MATERIAL PROVIDED:

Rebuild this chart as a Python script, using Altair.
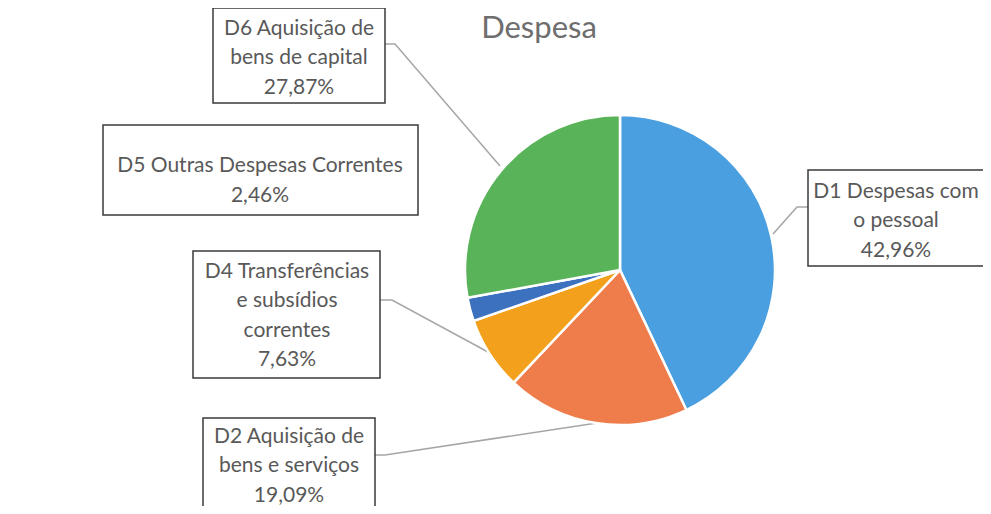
import altair as alt
import pandas as pd

# ---- data ----
categories = [
    "D1 Despesas com o pessoal",
    "D2 Aquisição de bens e serviços",
    "D4 Transferências e subsídios correntes",
    "D5 Outras Despesas Correntes",
    "D6 Aquisição de bens de capital",
]
values = [42.96, 19.09, 7.63, 2.46, 27.87]
label_lines = [
    ["D1 Despesas com", "o pessoal"],
    ["D2 Aquisição de", "bens e serviços"],
    ["D4 Transferências", "e subsídios", "correntes"],
    ["D5 Outras Despesas Correntes"],
    ["D6 Aquisição de", "bens de capital"],
]
title_text = "Despesa"

# ---- styles / layout (page pixels) ----
colors = ["#4a9fe0", "#ef7d4c", "#f3a11d", "#3b71bf", "#59b459"]
M = 8  # page margin
W, H = 975, 498
CX, CY, R = 620, 270, 155
boxes = [(808, 1000, 170, 266), (203, 375, 418, 530), (193, 380, 251, 378),
         (103, 418, 125, 215), (213, 385, 8, 103)]
text_centers = [(896, 221), (289, 466), (287, 316), (260, 181), (299, 58)]
line_h = 29.5
leaders = [
    [(808, 207), (797, 207), (773, 234)],
    [(375, 455), (385, 455), (597, 423)],
    [(380, 300), (392, 300), (488, 352)],
    [],
    [(385, 44), (395, 44), (500, 166)],
]
font = "Lato"
text_color = "#595959"

pie_df = pd.DataFrame({"category": categories, "value": values,
                       "ord": list(range(len(categories)))})

box_df = pd.DataFrame([
    {"category": c, "x0": b[0] - M, "x1": b[1] - M, "y0": b[2] - M, "y1": b[3] - M}
    for c, b in zip(categories, boxes)
])

rows = []
for c, v, lines, (tx, ty) in zip(categories, values, label_lines, text_centers):
    allines = lines + [f"{v:.2f}".replace(".", ",") + "%"]
    n = len(allines)
    for i, t in enumerate(allines):
        rows.append({"category": c, "t": t, "x": tx - M,
                     "y": ty - M + (i - (n - 1) / 2) * line_h})
text_df = pd.DataFrame(rows)

lrows = []
for c, pts in zip(categories, leaders):
    for j, (px, py) in enumerate(pts):
        lrows.append({"category": c, "seq": j, "x": px - M, "y": py - M})
line_df = pd.DataFrame(lrows)

title_df = pd.DataFrame({"t": [title_text], "x": [539 - M], "y": [29 - M]})

pie = alt.Chart(pie_df).mark_arc(outerRadius=R, stroke="white", strokeWidth=2.5).encode(
    theta=alt.Theta("value:Q", stack=True),
    color=alt.Color("category:N", scale=alt.Scale(domain=categories, range=colors), legend=None),
    order=alt.Order("ord:Q"),
    x=alt.value(CX - M),
    y=alt.value(CY - M),
)

leader = alt.Chart(line_df).mark_line(color="#a6a6a6", strokeWidth=1.5).encode(
    x=alt.X("x:Q", scale=None, axis=None),
    y=alt.Y("y:Q", scale=None, axis=None),
    detail="category:N",
    order="seq:Q",
)

box = alt.Chart(box_df).mark_rect(fill="white", stroke="#3a3a3a", strokeWidth=1.5).encode(
    x=alt.X("x0:Q", scale=None, axis=None),
    x2="x1:Q",
    y=alt.Y("y0:Q", scale=None, axis=None),
    y2="y1:Q",
)

txt = alt.Chart(text_df).mark_text(font=font, fontSize=21, color=text_color,
                                   align="center", baseline="middle").encode(
    x=alt.X("x:Q", scale=None, axis=None),
    y=alt.Y("y:Q", scale=None, axis=None),
    text="t:N",
)

title = alt.Chart(title_df).mark_text(font=font, fontSize=31, color="#6e6e6e",
                                      align="center", baseline="middle").encode(
    x=alt.X("x:Q", scale=None, axis=None),
    y=alt.Y("y:Q", scale=None, axis=None),
    text="t:N",
)

chart = alt.layer(leader, pie, box, txt, title).properties(
    width=W, height=H, padding=0,
    autosize=alt.AutoSizeParams(type="none"),
).configure_view(stroke=None)

chart.save("out.html", embed_options={"renderer": "svg", "actions": False})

GIVEN PROBLEM: Repeat the listing above from its first line through the line that contains "import pandas as pd", both included, and nothing more. Drop the pictures.

FINAL RESULT:
Rebuild this chart as a Python script, using Altair.
import altair as alt
import pandas as pd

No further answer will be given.